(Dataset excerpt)
———
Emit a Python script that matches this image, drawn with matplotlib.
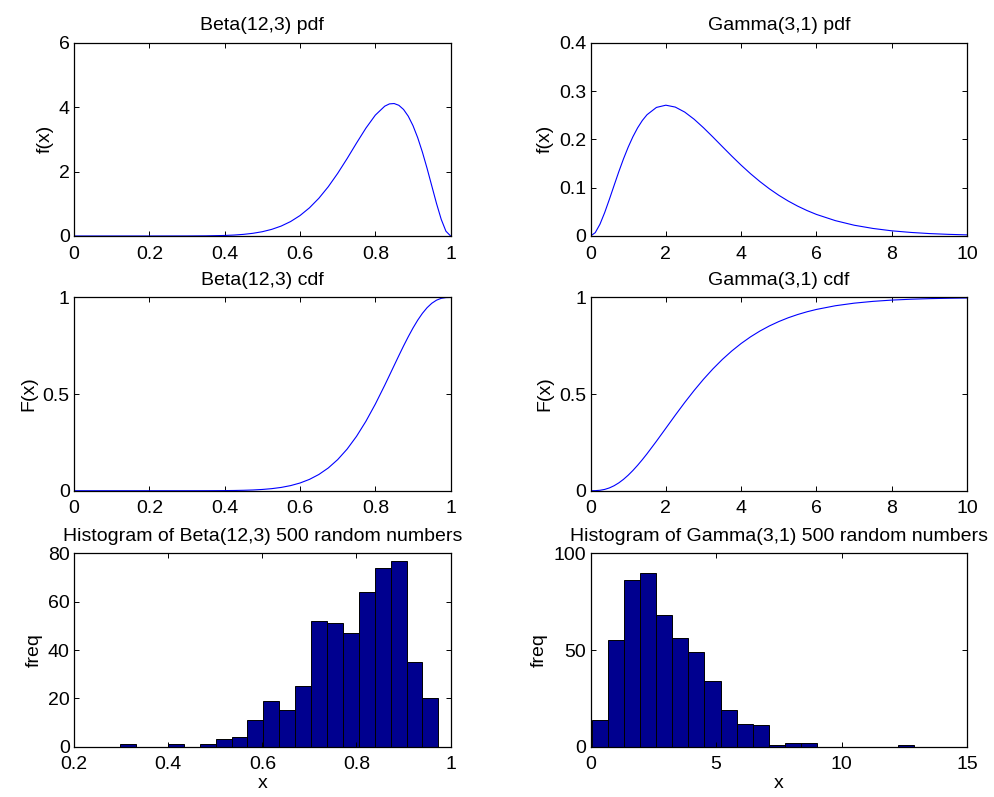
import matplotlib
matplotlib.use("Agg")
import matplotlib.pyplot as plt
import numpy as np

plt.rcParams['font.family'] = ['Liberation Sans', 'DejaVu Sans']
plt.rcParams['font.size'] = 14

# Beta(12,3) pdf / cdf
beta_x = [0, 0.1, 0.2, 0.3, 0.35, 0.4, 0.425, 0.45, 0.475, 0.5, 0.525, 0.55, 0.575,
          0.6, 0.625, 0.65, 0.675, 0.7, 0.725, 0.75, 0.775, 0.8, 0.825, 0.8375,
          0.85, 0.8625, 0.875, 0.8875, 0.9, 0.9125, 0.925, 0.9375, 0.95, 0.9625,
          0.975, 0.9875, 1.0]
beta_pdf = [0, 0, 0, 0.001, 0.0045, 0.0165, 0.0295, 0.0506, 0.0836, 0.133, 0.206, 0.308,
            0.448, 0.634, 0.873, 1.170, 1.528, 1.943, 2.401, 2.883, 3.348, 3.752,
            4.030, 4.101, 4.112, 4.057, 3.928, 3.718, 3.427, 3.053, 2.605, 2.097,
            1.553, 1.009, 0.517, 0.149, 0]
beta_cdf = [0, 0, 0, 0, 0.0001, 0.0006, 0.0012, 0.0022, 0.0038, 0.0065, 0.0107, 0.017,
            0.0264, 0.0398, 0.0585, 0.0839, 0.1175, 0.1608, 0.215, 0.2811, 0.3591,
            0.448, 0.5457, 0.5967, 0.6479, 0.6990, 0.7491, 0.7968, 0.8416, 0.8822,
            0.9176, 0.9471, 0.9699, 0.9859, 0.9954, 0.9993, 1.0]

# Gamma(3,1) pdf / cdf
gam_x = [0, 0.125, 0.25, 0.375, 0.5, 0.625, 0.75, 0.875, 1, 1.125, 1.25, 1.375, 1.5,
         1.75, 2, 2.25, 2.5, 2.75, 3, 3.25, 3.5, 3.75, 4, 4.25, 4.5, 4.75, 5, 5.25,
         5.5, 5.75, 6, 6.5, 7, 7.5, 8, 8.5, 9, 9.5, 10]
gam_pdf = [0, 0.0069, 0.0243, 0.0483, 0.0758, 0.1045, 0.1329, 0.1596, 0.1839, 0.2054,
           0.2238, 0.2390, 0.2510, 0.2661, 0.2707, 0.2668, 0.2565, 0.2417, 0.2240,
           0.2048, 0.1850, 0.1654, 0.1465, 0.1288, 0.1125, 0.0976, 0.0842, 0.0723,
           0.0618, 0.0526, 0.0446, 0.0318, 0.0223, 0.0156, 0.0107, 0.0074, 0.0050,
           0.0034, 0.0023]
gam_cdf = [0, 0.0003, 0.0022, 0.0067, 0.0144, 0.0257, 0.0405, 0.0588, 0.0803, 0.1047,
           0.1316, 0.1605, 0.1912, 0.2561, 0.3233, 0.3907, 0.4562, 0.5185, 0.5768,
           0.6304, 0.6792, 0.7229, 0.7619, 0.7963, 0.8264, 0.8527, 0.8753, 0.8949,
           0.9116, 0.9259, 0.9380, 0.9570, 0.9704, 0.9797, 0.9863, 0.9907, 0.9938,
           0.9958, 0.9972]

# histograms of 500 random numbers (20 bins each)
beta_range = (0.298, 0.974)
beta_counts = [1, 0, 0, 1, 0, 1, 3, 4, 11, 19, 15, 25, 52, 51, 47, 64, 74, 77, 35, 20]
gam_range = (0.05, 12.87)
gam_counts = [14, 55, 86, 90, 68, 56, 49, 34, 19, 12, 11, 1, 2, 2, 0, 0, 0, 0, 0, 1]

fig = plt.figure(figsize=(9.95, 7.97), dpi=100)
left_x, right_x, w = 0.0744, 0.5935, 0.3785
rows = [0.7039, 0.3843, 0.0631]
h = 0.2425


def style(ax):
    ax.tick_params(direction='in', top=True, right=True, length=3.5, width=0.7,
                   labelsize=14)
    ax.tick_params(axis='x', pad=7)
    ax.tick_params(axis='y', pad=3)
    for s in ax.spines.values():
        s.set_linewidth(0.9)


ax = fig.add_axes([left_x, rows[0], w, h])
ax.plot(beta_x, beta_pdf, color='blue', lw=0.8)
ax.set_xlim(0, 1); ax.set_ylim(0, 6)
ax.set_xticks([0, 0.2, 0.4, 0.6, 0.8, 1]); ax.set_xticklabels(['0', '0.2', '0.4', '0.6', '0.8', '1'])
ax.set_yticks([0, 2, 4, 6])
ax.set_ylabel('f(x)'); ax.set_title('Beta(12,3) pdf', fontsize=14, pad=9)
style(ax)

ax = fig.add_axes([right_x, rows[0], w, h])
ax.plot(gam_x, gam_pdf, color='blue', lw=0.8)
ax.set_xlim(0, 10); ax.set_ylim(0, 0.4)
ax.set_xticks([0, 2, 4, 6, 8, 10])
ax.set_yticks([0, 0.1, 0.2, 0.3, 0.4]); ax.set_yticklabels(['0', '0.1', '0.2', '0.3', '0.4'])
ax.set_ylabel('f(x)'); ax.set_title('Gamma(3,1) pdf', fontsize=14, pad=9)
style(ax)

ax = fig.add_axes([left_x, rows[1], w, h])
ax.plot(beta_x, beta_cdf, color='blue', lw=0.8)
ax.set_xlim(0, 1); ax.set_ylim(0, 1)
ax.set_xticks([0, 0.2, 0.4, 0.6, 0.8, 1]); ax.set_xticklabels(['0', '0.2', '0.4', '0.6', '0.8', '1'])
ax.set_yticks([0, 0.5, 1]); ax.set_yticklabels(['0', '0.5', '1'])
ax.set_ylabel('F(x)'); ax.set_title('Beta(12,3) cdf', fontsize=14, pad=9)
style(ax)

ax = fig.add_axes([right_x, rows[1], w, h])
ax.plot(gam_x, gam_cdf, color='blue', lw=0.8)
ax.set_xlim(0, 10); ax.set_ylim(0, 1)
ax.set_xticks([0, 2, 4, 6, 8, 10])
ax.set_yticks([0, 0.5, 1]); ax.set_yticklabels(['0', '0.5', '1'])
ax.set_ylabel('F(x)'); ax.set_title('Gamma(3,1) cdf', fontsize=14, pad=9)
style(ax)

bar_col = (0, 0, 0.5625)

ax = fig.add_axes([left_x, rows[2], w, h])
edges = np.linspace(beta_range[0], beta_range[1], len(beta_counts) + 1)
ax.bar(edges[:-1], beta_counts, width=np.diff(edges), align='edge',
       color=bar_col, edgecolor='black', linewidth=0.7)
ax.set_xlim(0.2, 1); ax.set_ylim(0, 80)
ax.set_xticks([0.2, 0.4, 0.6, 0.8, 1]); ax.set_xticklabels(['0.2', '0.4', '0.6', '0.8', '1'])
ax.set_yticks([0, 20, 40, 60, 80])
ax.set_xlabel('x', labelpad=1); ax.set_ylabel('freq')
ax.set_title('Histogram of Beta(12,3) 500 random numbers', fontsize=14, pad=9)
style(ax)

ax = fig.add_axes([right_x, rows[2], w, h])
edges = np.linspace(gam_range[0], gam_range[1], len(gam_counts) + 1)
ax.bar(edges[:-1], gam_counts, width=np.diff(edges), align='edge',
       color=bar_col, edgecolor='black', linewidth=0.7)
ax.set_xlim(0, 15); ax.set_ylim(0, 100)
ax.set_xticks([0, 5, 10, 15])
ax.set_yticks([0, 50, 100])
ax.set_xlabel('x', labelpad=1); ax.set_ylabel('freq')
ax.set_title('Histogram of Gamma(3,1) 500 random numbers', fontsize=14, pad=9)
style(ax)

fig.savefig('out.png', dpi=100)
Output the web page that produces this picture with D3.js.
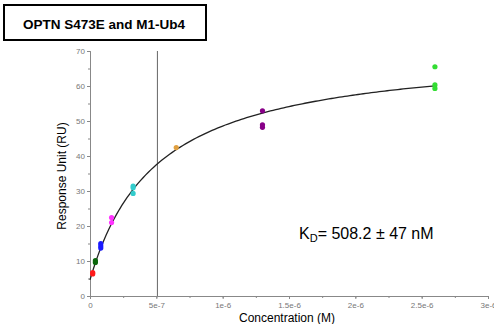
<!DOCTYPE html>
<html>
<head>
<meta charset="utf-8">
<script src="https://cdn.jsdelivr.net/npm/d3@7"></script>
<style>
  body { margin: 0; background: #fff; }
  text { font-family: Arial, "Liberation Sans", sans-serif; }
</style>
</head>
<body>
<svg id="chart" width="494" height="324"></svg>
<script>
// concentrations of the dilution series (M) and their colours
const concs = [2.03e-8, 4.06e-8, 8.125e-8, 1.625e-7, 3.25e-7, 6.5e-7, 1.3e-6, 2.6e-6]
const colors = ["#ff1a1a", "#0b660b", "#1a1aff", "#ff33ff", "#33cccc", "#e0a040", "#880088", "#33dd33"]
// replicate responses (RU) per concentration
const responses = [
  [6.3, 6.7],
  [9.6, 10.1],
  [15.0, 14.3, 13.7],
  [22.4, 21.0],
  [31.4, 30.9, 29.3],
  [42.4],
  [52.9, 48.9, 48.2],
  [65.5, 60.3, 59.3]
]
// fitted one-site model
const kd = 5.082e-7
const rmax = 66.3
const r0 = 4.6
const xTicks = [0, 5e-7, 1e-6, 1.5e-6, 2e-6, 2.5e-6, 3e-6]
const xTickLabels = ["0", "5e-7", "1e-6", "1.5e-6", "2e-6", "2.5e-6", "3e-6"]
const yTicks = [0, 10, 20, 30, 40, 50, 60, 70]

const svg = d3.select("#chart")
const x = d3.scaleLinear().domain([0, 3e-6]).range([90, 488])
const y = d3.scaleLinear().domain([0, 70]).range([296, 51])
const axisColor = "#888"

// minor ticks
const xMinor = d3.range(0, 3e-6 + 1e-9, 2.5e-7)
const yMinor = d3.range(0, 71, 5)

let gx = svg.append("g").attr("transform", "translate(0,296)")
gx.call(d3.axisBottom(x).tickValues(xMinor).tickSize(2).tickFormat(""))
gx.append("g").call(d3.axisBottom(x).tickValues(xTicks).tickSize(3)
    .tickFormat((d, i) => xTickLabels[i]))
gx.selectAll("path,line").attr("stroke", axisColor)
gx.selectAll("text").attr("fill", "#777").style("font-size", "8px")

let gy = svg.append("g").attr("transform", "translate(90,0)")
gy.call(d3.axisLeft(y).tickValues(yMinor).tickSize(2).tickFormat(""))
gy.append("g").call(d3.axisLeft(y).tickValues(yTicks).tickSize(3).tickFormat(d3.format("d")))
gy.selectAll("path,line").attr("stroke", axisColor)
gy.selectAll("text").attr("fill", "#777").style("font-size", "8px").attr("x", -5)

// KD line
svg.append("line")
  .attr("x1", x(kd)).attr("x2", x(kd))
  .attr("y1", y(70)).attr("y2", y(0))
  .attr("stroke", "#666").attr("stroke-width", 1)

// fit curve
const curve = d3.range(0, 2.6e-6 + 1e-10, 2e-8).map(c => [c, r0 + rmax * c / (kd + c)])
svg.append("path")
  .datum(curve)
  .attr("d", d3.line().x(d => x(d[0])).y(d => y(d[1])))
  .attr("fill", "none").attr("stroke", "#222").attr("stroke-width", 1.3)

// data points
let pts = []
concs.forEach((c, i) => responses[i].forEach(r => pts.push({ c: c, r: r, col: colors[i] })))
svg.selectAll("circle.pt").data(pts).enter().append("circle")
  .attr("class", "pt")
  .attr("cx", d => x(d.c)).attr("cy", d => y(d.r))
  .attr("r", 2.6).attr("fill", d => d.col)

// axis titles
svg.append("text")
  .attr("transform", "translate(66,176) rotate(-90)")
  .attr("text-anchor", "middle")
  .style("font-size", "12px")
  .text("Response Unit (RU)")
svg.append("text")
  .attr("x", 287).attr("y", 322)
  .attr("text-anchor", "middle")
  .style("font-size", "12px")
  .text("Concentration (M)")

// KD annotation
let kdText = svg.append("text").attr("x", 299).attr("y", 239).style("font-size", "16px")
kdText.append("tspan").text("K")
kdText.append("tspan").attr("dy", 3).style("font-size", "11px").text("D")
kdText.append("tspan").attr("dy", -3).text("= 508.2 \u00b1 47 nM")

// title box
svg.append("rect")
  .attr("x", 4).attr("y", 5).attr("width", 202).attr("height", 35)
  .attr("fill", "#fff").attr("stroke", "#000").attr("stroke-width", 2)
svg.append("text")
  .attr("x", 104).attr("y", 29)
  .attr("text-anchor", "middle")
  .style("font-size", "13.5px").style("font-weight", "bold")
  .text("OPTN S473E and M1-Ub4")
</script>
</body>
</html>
———
▶ _Exercise task_
Restate word for word every line from the top of the entries above to the line with "plt.rcParams['font.size'] = 14", inclusive, and skip any pictures.

▶ _Solution to the exercise_
Emit a Python script that matches this image, drawn with matplotlib.
import matplotlib
matplotlib.use("Agg")
import matplotlib.pyplot as plt
import numpy as np

plt.rcParams['font.family'] = ['Liberation Sans', 'DejaVu Sans']
plt.rcParams['font.size'] = 14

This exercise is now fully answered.